I'm not sure if these are the passages we were
speaking of yesterday but, from memory, these are
the ones I think I cited.


"While the circulating part of the constant capital,
such as raw materials, etc., continually increases
its mass in proportion to the productivity of labour,
this is not the case with fixed capital, such as
buildings, machinery, and lighting and heating facilities,
etc. Although in absolute terms a machine becomes dearer
with the growth of its bodily mass, it becomes relatively
cheaper. If five labourers produce ten times as much of
a commodity as before, this does not increase the outlay
for fixed capital ten-fold; although the value of this
part of constant capital increases with the development
of the productiveness, it does not by any means increase
in the same proportion." (Vol. III, Ch. 15,Sec 4, Para 2)
(p 260 in Int. Edition)

"Further, the quantity and value of the employed machinery
grows with the development of labour productivity but not
in the same proportion as this productivity, i.e., not in
the same proportion in which this machinery increases out-
put.
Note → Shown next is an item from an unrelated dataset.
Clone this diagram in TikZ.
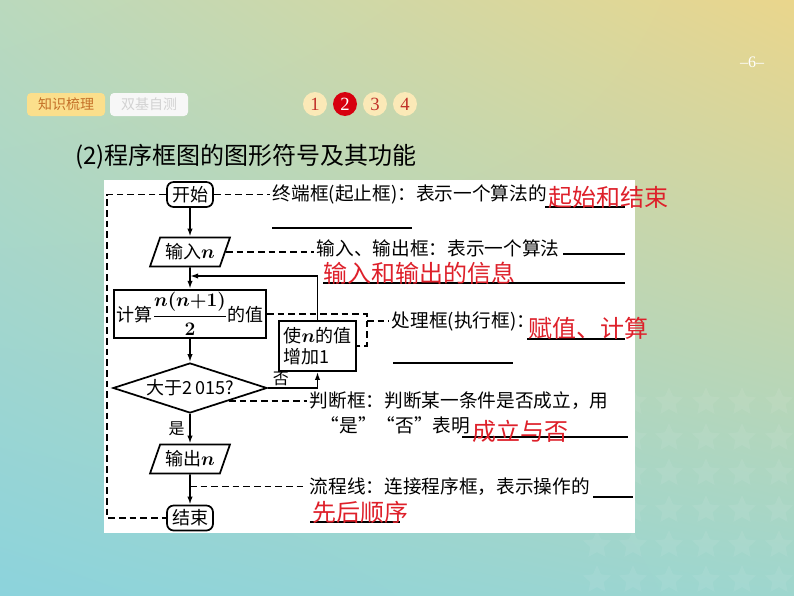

In those branches of industry, therefore, which do
consume raw materials, i.e., in which the subject of labour
is itself a product of previous labour, the growing
productivity of labour is expressed precisely in the
proportion in which a larger quantity of raw material absorbs
a definite quantity of labour, hence in the increasing
amount of raw materials converted in, say, one hour into
products, or processed into commodities. The value of raw
material, therefore, forms an ever-growing component of
the value of the commodity-product in proportion to the
development of the productivity of labour, not only
because it passes wholly into this latter value, but also
because in every aliquot part of the aggregate product the
portion representing depreciation of machinery and the portion
formed by the newly added labour--both continually decrease."